When asked about a class-action lawsuit filed by cancer victims
and surviving family members, the commander general replied, “No comment.”

Up until this point, the article seemed like a standard-issue snow job—the government shoveling out the shit and the media repeating it ad nauseam. But in the last paragraphs, the writer gave voice to several of the conspiracy theories that had been floating around since day one. Was Spokane the site of a bio-weapon experiment gone awry? Was it ground zero for a terror attack, something the government felt compelled to hide?

Or was it something stranger?

Perhaps hoping to stoke controversy or, more likely, trying to end on a note of humor, the newspaper went on to print two of my photographs: the face between the wall and the spider with the human finger. The low-res black-and-white reproductions were almost incomprehensible, but the writer went on to describe them: “… what appears to be a disembodied human face and a spider with a human finger in place of one of its legs. Purported to have been smuggled out of Spokane, these pictures recently appeared on
the-missing-city.com
, an Internet message board devoted to Spokane-related speculation. The photographer is currently unknown.”

There wasn’t any commentary on the photos, but the writer’s message, in including them, seemed clear to me. It was a threat, a warning.

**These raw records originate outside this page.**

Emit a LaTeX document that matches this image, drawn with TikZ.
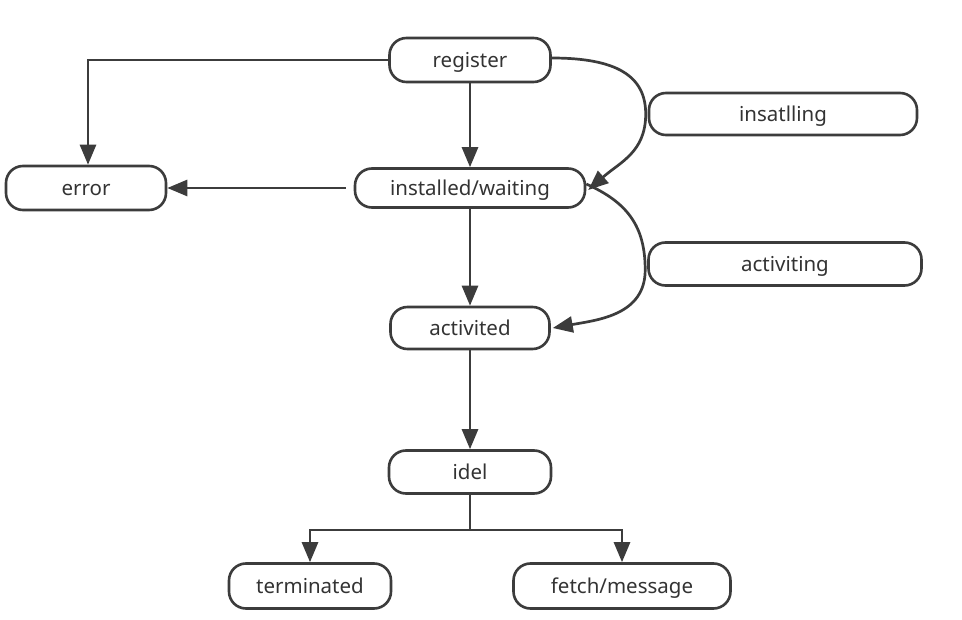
\documentclass[tikz,border=0pt]{standalone}
\usepackage{fontspec}
\setmainfont{Noto Sans}
\usetikzlibrary{arrows.meta}
\definecolor{edgec}{HTML}{3c3c3c}
\definecolor{textc}{HTML}{333333}
\begin{document}
\begin{tikzpicture}[x=1pt,y=-1pt,
  state/.style={draw=edgec, line width=2.6pt, rounded corners=17pt, fill=white,
    text=textc, font=\fontsize{20.5}{24}\selectfont, inner sep=0pt,
    text height=19pt, text depth=4pt},
  conn/.style={draw=edgec, line width=2.7pt, -{Triangle[length=20pt,width=16pt]}},
  plain/.style={draw=edgec, line width=2.7pt}]
\useasboundingbox[fill=white] (0,0) rectangle (962,620);

\node[state, minimum width=161pt, minimum height=44pt] (register) at (470,60) {register};
\node[state, minimum width=268pt, minimum height=42pt] (insatlling) at (783,114) {insatlling};
\node[state, minimum width=160pt, minimum height=44pt] (error) at (86,188) {error};
\node[state, minimum width=230pt, minimum height=39pt] (installed) at (470,188) {installed/waiting};
\node[state, minimum width=273pt, minimum height=43pt] (activiting) at (785,264) {activiting};
\node[state, minimum width=159pt, minimum height=42pt] (activited) at (470,328) {activited};
\node[state, minimum width=162pt, minimum height=43pt] (idel) at (470,472) {idel};
\node[state, minimum width=162pt, minimum height=45pt] (terminated) at (310,586) {terminated};
\node[state, minimum width=217pt, minimum height=45pt] (fetch) at (622,586) {fetch/message};
\coordinate (j) at (470,530);

\draw[conn] (register.south) -- (installed.north);
\draw[conn] (register.west) -| ([xshift=2pt]error.north);
\draw[conn, shorten <=8pt] (installed.west) -- (error.east);
\draw[conn] ([yshift=2pt]register.east) .. controls +(65,0) and +(0,-38) .. ([xshift=-2pt]insatlling.west)
  .. controls +(0,38) and +(32,-28) .. ([xshift=2pt,yshift=-2pt]installed.east);
\draw[conn] ([yshift=4pt]installed.east) .. controls +(40,18) and +(0,-45) .. ([xshift=-2pt,yshift=-6pt]activiting.west)
  .. controls +(0,45) and +(45,-8) .. ([xshift=2pt]activited.east);
\draw[conn] (installed.south) -- (activited.north);
\draw[conn] (activited.south) -- (idel.north);
\draw[plain] (idel.south) -- (j);
\draw[conn] (j) -| (terminated.north);
\draw[conn] (j) -| (fetch.north);
\end{tikzpicture}
\end{document}
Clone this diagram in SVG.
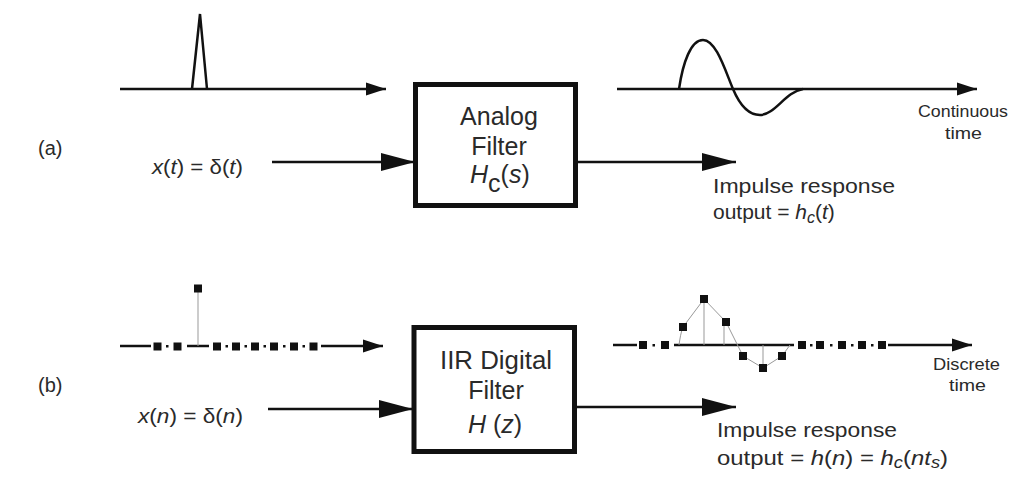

Without official word from the government—without comprehensive explanation and media oversight—the public would go about creating its own crazy theories, filling the giant vacuum left by the government’s bloodless and insincere “no comment”s. Including my pictures in the article … this was just a taste of things to come. Without the truth, the media would be stuck publishing more and more ridiculous speculation—and there was some truly strange speculation floating around out there, some downright sinister and paranoid stuff. With my pictures, it seemed like the writer was trying to force the government’s hand,
trying to force it—in the face of panic and confusion—to respond with information and truth.